SHORT PROBLEM » Take the lines from the one with "Recreate this image" through the one with "const X_MAX = 10.7;", both ends kept, and reproduce them exactly without the pictures.

DATA ROWS »
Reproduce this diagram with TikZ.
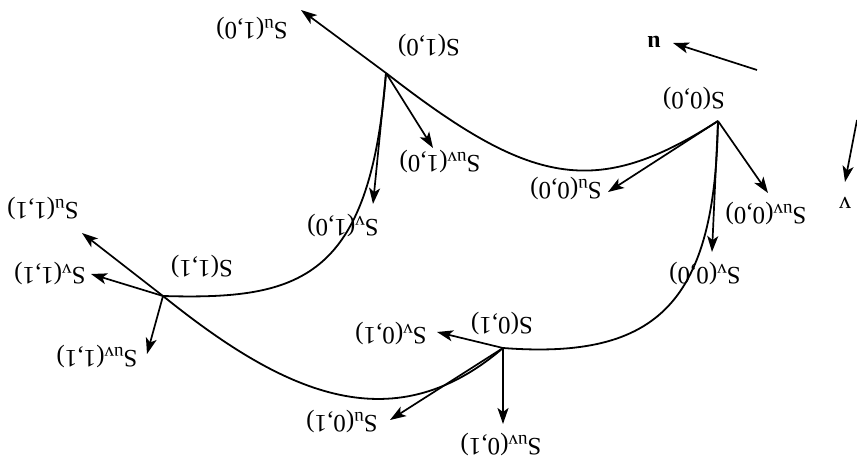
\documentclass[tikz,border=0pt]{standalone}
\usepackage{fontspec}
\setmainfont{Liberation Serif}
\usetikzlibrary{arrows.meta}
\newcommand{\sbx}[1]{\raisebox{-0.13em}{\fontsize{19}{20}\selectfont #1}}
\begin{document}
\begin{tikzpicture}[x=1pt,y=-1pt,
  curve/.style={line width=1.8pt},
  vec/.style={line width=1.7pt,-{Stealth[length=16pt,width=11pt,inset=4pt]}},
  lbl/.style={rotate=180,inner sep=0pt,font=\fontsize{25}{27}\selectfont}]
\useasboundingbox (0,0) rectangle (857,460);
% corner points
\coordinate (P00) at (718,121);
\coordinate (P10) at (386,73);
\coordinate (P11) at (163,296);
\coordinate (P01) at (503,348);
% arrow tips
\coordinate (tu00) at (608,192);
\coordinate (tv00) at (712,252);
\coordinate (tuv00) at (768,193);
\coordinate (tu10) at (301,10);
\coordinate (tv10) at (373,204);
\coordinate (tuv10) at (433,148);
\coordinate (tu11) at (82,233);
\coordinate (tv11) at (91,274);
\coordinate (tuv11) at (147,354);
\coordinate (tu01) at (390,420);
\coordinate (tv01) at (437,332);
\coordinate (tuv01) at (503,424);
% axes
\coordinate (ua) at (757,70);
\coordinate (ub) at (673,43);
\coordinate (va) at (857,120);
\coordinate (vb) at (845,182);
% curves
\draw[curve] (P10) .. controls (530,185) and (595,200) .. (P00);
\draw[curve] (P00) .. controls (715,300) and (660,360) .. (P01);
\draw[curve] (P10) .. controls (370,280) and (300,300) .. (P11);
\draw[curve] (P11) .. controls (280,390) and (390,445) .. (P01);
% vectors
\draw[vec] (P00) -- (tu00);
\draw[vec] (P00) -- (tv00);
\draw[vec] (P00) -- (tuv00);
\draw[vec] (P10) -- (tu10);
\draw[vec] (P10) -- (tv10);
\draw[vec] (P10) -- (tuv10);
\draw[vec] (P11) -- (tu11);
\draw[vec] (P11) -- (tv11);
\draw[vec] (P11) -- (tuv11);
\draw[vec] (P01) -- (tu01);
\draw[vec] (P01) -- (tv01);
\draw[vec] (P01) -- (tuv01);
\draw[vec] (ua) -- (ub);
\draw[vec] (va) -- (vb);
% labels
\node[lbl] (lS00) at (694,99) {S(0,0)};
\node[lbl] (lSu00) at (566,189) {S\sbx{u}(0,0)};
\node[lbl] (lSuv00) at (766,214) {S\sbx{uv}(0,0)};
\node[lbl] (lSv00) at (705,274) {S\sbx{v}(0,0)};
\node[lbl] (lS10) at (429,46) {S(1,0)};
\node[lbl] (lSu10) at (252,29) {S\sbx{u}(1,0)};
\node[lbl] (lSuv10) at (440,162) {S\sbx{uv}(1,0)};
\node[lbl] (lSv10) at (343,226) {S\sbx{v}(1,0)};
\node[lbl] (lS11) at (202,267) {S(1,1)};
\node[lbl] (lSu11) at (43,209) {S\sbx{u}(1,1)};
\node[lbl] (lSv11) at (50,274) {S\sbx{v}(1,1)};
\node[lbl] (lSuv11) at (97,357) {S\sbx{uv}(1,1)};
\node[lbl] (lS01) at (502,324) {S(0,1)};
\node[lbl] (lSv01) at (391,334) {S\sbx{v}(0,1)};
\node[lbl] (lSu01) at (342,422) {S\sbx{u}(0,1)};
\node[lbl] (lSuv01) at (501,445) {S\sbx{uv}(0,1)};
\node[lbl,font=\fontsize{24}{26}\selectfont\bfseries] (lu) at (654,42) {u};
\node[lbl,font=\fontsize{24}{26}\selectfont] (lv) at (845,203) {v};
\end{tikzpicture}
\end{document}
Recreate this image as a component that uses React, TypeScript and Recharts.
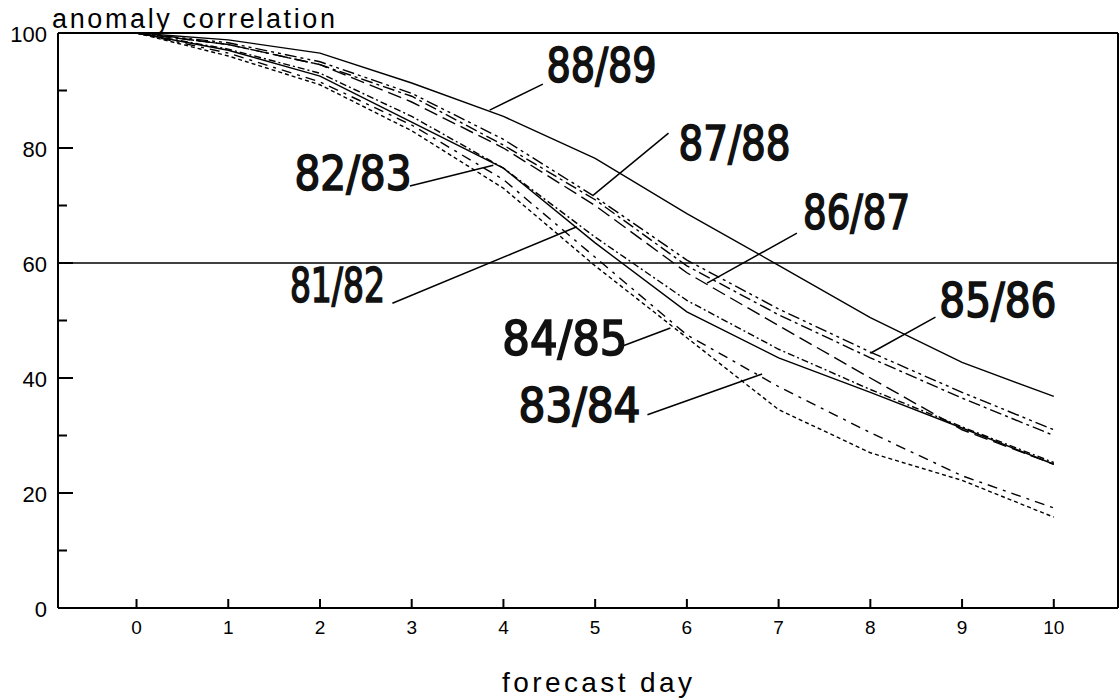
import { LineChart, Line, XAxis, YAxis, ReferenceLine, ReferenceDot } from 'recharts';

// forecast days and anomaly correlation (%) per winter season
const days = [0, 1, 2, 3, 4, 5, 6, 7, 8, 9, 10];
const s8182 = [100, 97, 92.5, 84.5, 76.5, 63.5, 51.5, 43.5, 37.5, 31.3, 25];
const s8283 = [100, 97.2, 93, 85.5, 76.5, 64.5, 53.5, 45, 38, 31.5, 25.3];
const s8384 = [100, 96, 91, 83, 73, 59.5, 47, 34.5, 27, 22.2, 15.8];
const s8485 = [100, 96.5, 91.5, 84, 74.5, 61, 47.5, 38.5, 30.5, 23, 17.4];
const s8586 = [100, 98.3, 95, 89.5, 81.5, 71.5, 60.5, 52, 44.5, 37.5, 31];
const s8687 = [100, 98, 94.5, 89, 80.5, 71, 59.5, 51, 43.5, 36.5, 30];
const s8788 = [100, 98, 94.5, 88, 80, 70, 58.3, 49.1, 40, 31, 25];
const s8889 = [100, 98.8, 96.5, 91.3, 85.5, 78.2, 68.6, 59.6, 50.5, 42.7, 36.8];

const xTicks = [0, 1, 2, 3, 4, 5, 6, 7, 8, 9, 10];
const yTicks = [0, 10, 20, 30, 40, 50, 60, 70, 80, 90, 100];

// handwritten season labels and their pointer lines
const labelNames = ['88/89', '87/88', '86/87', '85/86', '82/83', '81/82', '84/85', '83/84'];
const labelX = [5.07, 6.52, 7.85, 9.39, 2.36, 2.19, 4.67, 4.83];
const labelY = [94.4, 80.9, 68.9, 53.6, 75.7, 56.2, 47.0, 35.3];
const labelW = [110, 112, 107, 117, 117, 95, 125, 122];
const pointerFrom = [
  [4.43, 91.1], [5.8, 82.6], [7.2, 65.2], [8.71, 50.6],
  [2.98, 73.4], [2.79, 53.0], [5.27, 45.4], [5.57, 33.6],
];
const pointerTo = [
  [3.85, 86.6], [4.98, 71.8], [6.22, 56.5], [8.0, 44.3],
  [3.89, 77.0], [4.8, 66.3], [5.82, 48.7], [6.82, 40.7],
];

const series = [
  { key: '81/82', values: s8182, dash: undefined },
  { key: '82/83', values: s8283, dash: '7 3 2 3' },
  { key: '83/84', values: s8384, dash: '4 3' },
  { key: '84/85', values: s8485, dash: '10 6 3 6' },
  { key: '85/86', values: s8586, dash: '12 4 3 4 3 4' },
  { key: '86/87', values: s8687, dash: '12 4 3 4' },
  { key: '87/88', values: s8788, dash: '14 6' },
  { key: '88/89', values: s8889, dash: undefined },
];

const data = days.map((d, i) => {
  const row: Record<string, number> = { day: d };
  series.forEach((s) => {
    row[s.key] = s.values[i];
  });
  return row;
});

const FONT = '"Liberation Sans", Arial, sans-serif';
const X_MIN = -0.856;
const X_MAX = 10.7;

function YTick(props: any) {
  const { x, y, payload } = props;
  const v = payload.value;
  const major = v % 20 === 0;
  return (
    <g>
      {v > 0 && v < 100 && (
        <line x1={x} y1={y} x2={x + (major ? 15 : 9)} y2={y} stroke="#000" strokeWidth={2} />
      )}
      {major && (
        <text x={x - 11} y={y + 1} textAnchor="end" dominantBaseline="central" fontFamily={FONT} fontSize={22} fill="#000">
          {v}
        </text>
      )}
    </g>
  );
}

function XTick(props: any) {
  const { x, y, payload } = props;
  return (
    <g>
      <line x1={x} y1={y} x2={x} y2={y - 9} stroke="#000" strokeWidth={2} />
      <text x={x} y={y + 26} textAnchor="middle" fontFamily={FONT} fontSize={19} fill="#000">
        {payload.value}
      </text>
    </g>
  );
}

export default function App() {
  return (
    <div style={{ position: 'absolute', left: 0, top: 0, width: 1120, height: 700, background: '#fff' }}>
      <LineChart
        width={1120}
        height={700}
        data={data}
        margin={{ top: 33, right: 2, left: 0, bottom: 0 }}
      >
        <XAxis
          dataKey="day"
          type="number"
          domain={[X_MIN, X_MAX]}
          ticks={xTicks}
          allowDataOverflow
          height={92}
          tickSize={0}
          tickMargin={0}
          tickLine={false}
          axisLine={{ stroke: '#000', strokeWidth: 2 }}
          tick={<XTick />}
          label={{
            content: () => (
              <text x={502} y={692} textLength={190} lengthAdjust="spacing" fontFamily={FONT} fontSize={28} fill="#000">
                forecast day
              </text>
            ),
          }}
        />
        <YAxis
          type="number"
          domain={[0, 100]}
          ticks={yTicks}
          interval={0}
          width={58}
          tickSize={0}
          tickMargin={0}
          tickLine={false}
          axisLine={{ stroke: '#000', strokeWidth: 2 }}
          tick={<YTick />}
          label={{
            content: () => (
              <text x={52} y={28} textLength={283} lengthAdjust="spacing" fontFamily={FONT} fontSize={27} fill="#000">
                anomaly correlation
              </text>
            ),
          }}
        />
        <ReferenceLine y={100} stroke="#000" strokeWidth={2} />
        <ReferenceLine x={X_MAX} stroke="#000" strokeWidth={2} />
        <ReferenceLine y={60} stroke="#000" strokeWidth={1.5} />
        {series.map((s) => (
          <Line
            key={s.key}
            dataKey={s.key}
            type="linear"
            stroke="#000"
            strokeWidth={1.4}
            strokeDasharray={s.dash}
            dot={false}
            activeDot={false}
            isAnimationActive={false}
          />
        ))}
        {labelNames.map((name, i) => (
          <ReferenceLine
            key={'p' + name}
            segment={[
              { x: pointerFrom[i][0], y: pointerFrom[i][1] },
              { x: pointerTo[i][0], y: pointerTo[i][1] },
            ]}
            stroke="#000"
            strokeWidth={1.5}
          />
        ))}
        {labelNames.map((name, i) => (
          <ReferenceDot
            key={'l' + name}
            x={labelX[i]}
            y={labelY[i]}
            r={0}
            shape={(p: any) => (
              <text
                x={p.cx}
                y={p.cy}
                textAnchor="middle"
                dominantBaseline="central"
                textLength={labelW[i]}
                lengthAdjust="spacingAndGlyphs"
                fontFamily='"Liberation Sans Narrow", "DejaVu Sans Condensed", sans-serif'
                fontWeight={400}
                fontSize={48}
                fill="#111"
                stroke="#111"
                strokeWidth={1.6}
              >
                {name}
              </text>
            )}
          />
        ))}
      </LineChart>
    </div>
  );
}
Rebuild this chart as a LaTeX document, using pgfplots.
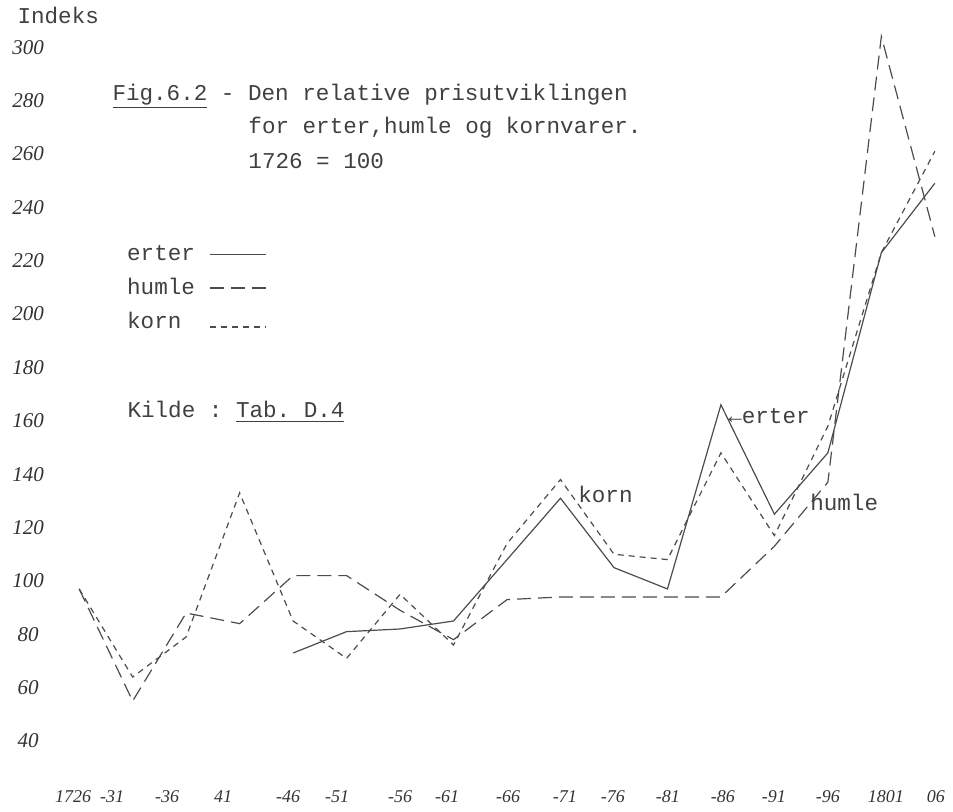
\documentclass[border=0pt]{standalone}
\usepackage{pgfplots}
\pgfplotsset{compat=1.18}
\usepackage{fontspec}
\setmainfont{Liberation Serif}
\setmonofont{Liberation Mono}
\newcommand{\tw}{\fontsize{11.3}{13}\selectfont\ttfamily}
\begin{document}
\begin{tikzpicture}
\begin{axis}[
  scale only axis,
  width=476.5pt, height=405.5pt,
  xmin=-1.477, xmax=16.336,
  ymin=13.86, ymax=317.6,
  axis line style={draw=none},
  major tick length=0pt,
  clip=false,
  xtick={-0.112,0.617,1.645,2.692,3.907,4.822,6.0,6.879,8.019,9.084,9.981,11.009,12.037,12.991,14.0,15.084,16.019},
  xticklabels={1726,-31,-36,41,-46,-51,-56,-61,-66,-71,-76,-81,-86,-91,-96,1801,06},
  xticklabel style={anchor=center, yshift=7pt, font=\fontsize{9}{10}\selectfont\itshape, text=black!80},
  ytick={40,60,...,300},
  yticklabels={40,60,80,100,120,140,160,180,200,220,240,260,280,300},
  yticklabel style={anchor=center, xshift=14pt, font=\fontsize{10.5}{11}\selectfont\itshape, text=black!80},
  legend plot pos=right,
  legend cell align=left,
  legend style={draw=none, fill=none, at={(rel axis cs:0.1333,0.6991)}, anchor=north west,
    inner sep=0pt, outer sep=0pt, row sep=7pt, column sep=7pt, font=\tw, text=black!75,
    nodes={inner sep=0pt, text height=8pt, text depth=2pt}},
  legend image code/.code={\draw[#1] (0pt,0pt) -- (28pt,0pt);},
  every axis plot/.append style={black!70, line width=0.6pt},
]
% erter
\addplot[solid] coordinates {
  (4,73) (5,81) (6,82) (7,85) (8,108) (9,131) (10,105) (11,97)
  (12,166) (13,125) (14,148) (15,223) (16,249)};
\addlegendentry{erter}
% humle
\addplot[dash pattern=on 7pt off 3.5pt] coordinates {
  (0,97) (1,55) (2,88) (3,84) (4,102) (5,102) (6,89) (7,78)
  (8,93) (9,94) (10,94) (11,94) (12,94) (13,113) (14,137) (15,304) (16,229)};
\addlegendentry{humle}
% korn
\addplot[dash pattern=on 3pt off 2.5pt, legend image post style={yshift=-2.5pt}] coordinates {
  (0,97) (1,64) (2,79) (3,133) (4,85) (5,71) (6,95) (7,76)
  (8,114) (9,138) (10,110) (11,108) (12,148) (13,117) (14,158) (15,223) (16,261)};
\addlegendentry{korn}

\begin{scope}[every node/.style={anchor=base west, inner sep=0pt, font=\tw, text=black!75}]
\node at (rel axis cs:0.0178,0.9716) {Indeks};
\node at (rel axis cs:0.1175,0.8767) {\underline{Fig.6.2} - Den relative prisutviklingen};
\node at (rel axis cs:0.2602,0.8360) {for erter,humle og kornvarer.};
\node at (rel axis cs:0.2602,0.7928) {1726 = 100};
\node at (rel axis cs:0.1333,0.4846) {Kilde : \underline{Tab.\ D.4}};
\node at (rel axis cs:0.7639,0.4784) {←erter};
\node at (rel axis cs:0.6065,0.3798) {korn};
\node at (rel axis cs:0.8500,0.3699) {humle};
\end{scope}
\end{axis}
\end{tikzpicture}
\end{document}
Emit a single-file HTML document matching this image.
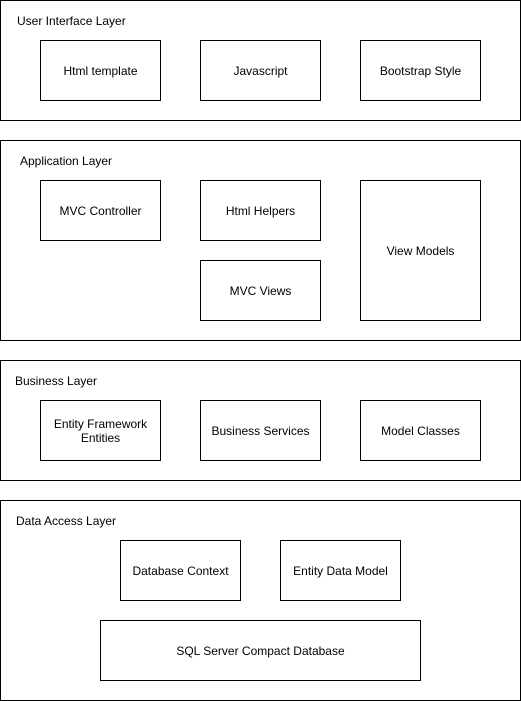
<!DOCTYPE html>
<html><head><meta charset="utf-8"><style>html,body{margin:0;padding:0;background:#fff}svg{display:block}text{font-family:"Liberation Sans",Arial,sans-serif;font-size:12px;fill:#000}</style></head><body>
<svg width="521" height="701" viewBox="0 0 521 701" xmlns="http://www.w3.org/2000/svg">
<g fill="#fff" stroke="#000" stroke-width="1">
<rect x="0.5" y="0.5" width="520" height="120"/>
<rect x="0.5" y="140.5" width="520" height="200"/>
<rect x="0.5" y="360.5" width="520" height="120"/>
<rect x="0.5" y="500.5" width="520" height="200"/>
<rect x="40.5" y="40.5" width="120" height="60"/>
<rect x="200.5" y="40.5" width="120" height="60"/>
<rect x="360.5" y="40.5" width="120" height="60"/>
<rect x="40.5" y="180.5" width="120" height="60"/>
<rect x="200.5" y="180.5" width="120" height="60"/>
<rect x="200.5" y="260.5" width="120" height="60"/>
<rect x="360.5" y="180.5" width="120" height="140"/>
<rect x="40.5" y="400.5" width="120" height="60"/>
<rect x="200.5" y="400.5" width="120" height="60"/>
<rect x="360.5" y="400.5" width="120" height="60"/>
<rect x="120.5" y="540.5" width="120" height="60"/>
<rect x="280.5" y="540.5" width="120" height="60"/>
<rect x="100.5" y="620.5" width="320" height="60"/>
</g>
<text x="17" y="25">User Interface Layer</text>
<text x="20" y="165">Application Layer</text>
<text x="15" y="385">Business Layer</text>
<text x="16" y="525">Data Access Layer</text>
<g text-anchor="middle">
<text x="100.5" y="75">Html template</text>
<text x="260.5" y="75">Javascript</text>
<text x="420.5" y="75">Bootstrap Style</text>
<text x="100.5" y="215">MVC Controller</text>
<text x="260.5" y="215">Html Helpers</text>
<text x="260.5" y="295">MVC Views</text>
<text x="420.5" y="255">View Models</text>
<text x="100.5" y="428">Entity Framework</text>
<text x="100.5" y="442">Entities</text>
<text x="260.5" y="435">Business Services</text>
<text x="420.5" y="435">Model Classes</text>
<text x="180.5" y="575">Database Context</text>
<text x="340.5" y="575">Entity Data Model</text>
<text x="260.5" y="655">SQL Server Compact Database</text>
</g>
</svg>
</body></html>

EXERCISE ANSWER »
Recreate this image as a component that uses React, TypeScript and Recharts.
import { LineChart, Line, XAxis, YAxis, ReferenceLine, ReferenceDot } from 'recharts';

// forecast days and anomaly correlation (%) per winter season
const days = [0, 1, 2, 3, 4, 5, 6, 7, 8, 9, 10];
const s8182 = [100, 97, 92.5, 84.5, 76.5, 63.5, 51.5, 43.5, 37.5, 31.3, 25];
const s8283 = [100, 97.2, 93, 85.5, 76.5, 64.5, 53.5, 45, 38, 31.5, 25.3];
const s8384 = [100, 96, 91, 83, 73, 59.5, 47, 34.5, 27, 22.2, 15.8];
const s8485 = [100, 96.5, 91.5, 84, 74.5, 61, 47.5, 38.5, 30.5, 23, 17.4];
const s8586 = [100, 98.3, 95, 89.5, 81.5, 71.5, 60.5, 52, 44.5, 37.5, 31];
const s8687 = [100, 98, 94.5, 89, 80.5, 71, 59.5, 51, 43.5, 36.5, 30];
const s8788 = [100, 98, 94.5, 88, 80, 70, 58.3, 49.1, 40, 31, 25];
const s8889 = [100, 98.8, 96.5, 91.3, 85.5, 78.2, 68.6, 59.6, 50.5, 42.7, 36.8];

const xTicks = [0, 1, 2, 3, 4, 5, 6, 7, 8, 9, 10];
const yTicks = [0, 10, 20, 30, 40, 50, 60, 70, 80, 90, 100];

// handwritten season labels and their pointer lines
const labelNames = ['88/89', '87/88', '86/87', '85/86', '82/83', '81/82', '84/85', '83/84'];
const labelX = [5.07, 6.52, 7.85, 9.39, 2.36, 2.19, 4.67, 4.83];
const labelY = [94.4, 80.9, 68.9, 53.6, 75.7, 56.2, 47.0, 35.3];
const labelW = [110, 112, 107, 117, 117, 95, 125, 122];
const pointerFrom = [
  [4.43, 91.1], [5.8, 82.6], [7.2, 65.2], [8.71, 50.6],
  [2.98, 73.4], [2.79, 53.0], [5.27, 45.4], [5.57, 33.6],
];
const pointerTo = [
  [3.85, 86.6], [4.98, 71.8], [6.22, 56.5], [8.0, 44.3],
  [3.89, 77.0], [4.8, 66.3], [5.82, 48.7], [6.82, 40.7],
];

const series = [
  { key: '81/82', values: s8182, dash: undefined },
  { key: '82/83', values: s8283, dash: '7 3 2 3' },
  { key: '83/84', values: s8384, dash: '4 3' },
  { key: '84/85', values: s8485, dash: '10 6 3 6' },
  { key: '85/86', values: s8586, dash: '12 4 3 4 3 4' },
  { key: '86/87', values: s8687, dash: '12 4 3 4' },
  { key: '87/88', values: s8788, dash: '14 6' },
  { key: '88/89', values: s8889, dash: undefined },
];

const data = days.map((d, i) => {
  const row: Record<string, number> = { day: d };
  series.forEach((s) => {
    row[s.key] = s.values[i];
  });
  return row;
});

const FONT = '"Liberation Sans", Arial, sans-serif';
const X_MIN = -0.856;
const X_MAX = 10.7;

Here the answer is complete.